I think I may have heard God laugh. “You mean those relationships that never worked out and left you feeling empty and alone? It’s not like those relationships? And you’re worried because…?”
Finally, somewhere along San Felipe, it all clicked. Jason was “the one” and this relationship was “it.” God was drawing me closer to Jason and Jason was drawing me closer to God. Respect came before attraction. Trust came before physical contact. And peace came before love. Not once did I feel as though I’d found a boyfriend. Instead I felt as though I’d found a partner. And for the first time ever, I didn’t feel the desire to rush to the next stage of a relationship. I was willing and prepared to allow God to move us together as slowly as He desired.
When I tried, like all girls do, to explain my feelings to my friend, she laughed and asked, “So what would you do if he asked you to marry him?”
I said, “I have no idea why, but I would totally say yes!”
One of the hardest parts about things going well, though, was admitting it to my parents. After all, they were the ones who had prayed for us before we ever even met. No one wants to face an “I told you so,” if they can avoid it.
My father was on a mission trip to Vietnam when I told my mom, Sammie, that it was going well. She just smiled and said, “I wonder if he’s just waiting for your dad to get back from Vietnam so he can ask you to marry him.”
I assured her that that was NOT the case. “Just because I know he’s the one doesn’t mean he knows yet!” I insisted.

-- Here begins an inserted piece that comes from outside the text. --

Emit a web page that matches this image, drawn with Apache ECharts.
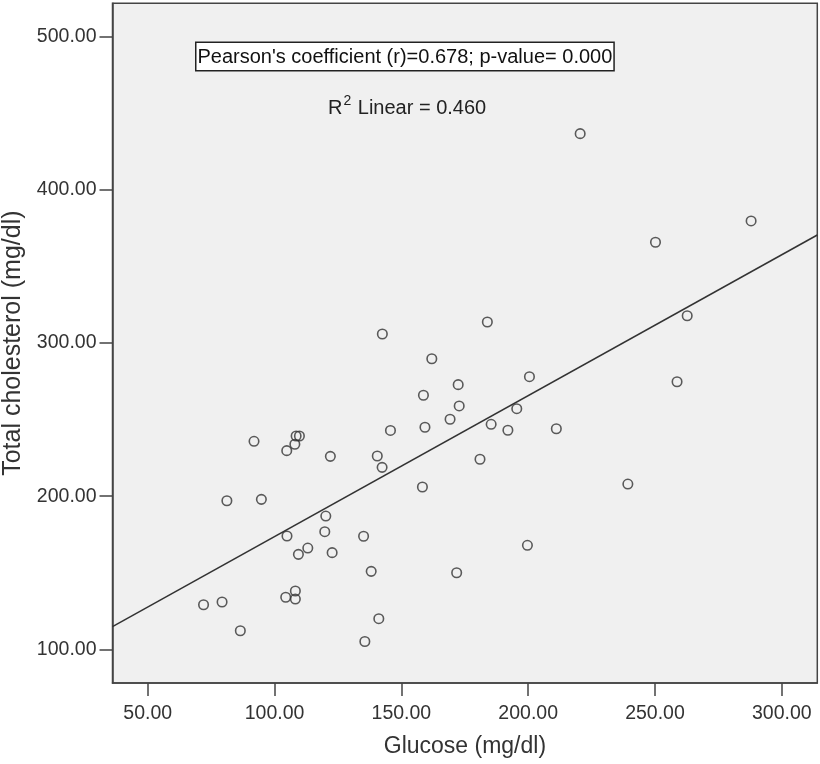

We hadn’t talked about marriage at all. We hadn’t even talked about making our relationship exclusive. We hadn’t talked about anything and I felt no need to do so any time soon. “I think it will happen eventually,” I said, “but it will probably take a couple of years. And I’m okay with that.”
But for the first time ever, God decided to move quicker (instead of slower) than I expected.